9) We love rock’n’roll. Popular culture is not some vast wasteland clearly fenced off from lush, vibrant High Culture. Not every TV show we like is conservative just because we like it; the attempt to wring wholesome values out of every pop-cult pleasure is doomed to both failure and condescension. But popular culture, from “Malcolm in the Middle” to Nirvana, can offer pleasure, artistic accomplishment, and insight. We’re engaged with pop culture because a) we like it, b) it’s fun, and c) it’s often much more aesthetically and philosophically acute than its detractors acknowledge. In that order.
10) All neighborhoods should be policed as intently as rich ones, criminals should serve more of their sentences, and defendants’ and prisoners’ human rights (including the right to competent counsel) should be protected (which they aren’t now, not nearly enough). We need serious reform efforts against rape and other violence in prison. We need a greater emphasis on rehabilitation. And we need safe streets. These goals are not mutually incompatible.
PRACTICAL APPLICATIONS: 1) Free trade is the default position, even with dictatorships. Trade is generally preferable to sanctions because it helps expand opportunities, gives people at least one aspect of their lives where they have greater control, and helps build a middle class, often the group most resistant to tyranny. I’m not sure if we all agree as to specific cases like Cuba, China, and Iraq. I oppose sanctions on all three (but have no idea what I would have thought of sanctions on apartheid South Africa–I honestly just don’t know enough about it), but I would add that the U.S. needs to seriously step up our enforcement of our laws against importing goods made with slave labor. Oh, and tariffs are beyond lame.
2) Basic policy stuff: Welfare reform should be extended, not curtailed; farm subsidies should be ended as fast as is politically possible; corporate welfare should be scuttled as much as possible. (I’m not naive enough to think that it can be done away with completely.) The government should not prop up ailing enterprises or (especially!) industries. We support school vouchers.
3) Marijuana should be legalized, and the War on Drugs (with all the attendant warping of our criminal justice system–“no-knock” raids and the rest of it) should be ended. I’m not sure we all agree on which other drugs should be legalized.

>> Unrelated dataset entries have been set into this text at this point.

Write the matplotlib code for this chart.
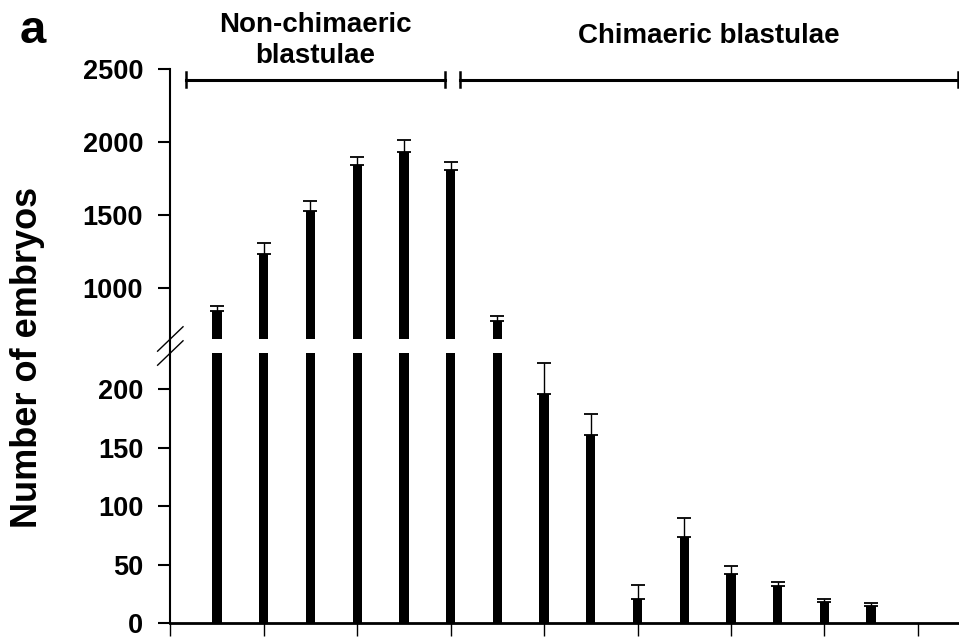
import matplotlib
matplotlib.use("Agg")
import matplotlib.pyplot as plt
import numpy as np
from matplotlib.lines import Line2D

FONT = "Liberation Sans"
TICK_FONT_SIZE = 19.5
LABEL_FONT_SIZE = 26
GROUP_FONT_SIZE = 20
PANEL_FONT_SIZE = 34
BAR_WIDTH = 0.2

# bar values (mean + upper error)
positions = np.arange(1, 16)
counts = [840, 1232, 1527, 1839, 1933, 1807, 771, 196, 161, 21, 74, 42, 32, 18, 15]
errors = [36, 71, 69, 58, 83, 53, 36, 26, 18, 12, 16, 7, 3, 2.6, 2.6]

upper_ticks = [1000, 1500, 2000, 2500]
lower_ticks = [0, 50, 100, 150, 200]
x_ticks = np.arange(0, 17, 2)

group_labels = ["Non-chimaeric\nblastulae", "Chimaeric blastulae"]
group_spans = [(0.33, 5.88), (6.20, 16.85)]

plt.rcParams["font.family"] = FONT
plt.rcParams["font.weight"] = "bold"

fig = plt.figure(figsize=(9.59, 6.38), dpi=100)
ax_top = fig.add_axes([0.1776, 0.4687, 0.8224, 0.4232])
ax_bot = fig.add_axes([0.1776, 0.0230, 0.8224, 0.4237])

for ax in (ax_top, ax_bot):
    ax.bar(positions, counts, BAR_WIDTH, color="black")
    ax.errorbar(
        positions,
        counts,
        yerr=[np.zeros(len(errors)), errors],
        fmt="none",
        ecolor="black",
        elinewidth=1.0,
        capsize=5,
        capthick=1.3,
    )
    ax.set_xlim(0, 16.88)
    ax.spines["top"].set_visible(False)
    ax.spines["right"].set_visible(False)
    ax.spines["left"].set_linewidth(1.5)
    ax.tick_params(axis="y", direction="out", length=8.5, width=1.5,
                   labelsize=TICK_FONT_SIZE, pad=11)

ax_top.set_ylim(648, 2500)
ax_top.set_yticks(upper_ticks)
ax_top.set_yticklabels([str(t) for t in upper_ticks], fontweight="bold")
ax_top.spines["bottom"].set_visible(False)
ax_top.set_xticks([])

ax_bot.set_ylim(0, 230.7)
ax_bot.set_yticks(lower_ticks)
ax_bot.set_yticklabels([str(t) for t in lower_ticks], fontweight="bold")
ax_bot.spines["bottom"].set_linewidth(2.0)
ax_bot.set_xticks(x_ticks)
ax_bot.set_xticklabels([])
ax_bot.tick_params(axis="x", direction="out", length=9, width=1.0)

# keep the left spine running through the gap
x0 = ax_top.get_position().x0
fig.add_artist(Line2D([x0, x0], [ax_bot.get_position().y1, ax_top.get_position().y0],
                      transform=fig.transFigure, color="black", lw=1.5))

# break marks
dx = 12.7 / (959 * 0.8224)
for ax, h in ((ax_top, 0.4232), (ax_bot, 0.4237)):
    dy = 12.2 / (638 * h)
    yb = 0 if ax is ax_top else 1
    ax.plot([-dx, dx], [yb - dy, yb + dy], transform=ax.transAxes,
            color="black", lw=1.0, clip_on=False)

# group brackets and their labels
bracket_y = 2425
cap_h = 51
for (xa, xb), text in zip(group_spans, group_labels):
    ax_top.plot([xa, xb], [bracket_y, bracket_y], color="black", lw=2.2, clip_on=False)
    for xc in (xa, xb):
        ax_top.plot([xc, xc], [bracket_y - cap_h, bracket_y + cap_h],
                    color="black", lw=1.8, clip_on=False)
    ty = 2541 if "\n" in text else 2678
    ax_top.text((xa + xb) / 2, ty, text, ha="center", va="baseline",
                fontsize=GROUP_FONT_SIZE, fontweight="bold", linespacing=1.25)

fig.text(28 / 959, 1 - 357.5 / 638, "Number of embryos", rotation=90,
         ha="center", va="center", fontsize=LABEL_FONT_SIZE, fontweight="bold")
fig.text(20 / 959, 1 - 43 / 638, "a", ha="left", va="baseline",
         fontsize=PANEL_FONT_SIZE, fontweight="bold")

fig.savefig("out.png", dpi=100)
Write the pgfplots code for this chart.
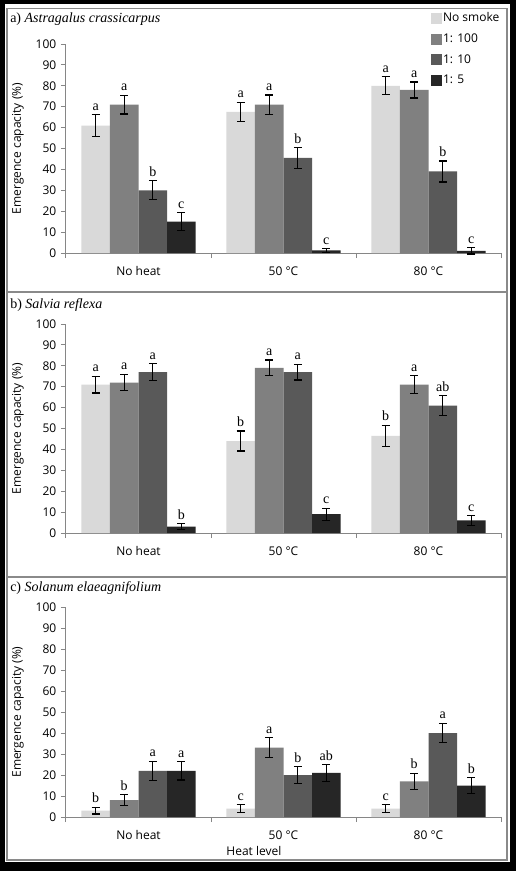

4) We’re all pro-life (even though all five of us supported legal abortion when we met). We may differ on exactly what legal restrictions on abortion we support (I’m not sure whether we differ or not), but the basic anti-abortion stance is an integral part of our advocacy for those in need. If we kill an unborn child because she’s “unwanted,” how can we advocate for abused children, prisoners, the homeless, the mentally ill, and others who are often deemed “unwanted” by their families or society?
5) Marriage should be strengthened. Although this is mostly not a governmental task, marriage is one of the areas where we’re not libertarians–we don’t want the separation of marriage and state. You can see one take on marriage reform, which I think all five of us would sign on to (and which doesn’t expand state power, by the way) here; most of the proposals in the “how we can save marriage” sections of The Case for Marriage and The Abolition of Marriage also are good, though Gallagher supports some state-run solutions (like marriage counseling) that we don’t support.
6) Most of what should be done should be done by private groups–pregnancy centers, prison ministries, immigrant support networks, entrepreneurial-assistance groups, marriage mentoring, helping prostitutes leave the streets, ROSCAs, and much more. Like punk rockers, we believe in D.I.Y.–Do It Yourself.
AREAS OF DISAGREEMENT: We don’t agree on the death penalty, war with Iraq, and various gay rights things (I support ending the miltary ban on gays but disagree with most other gay rights stuff). And probably lots of other stuff I’m forgetting.
This post is just a start–I know we’ll flesh out many of these points, together and separately, if the Messiah tarries.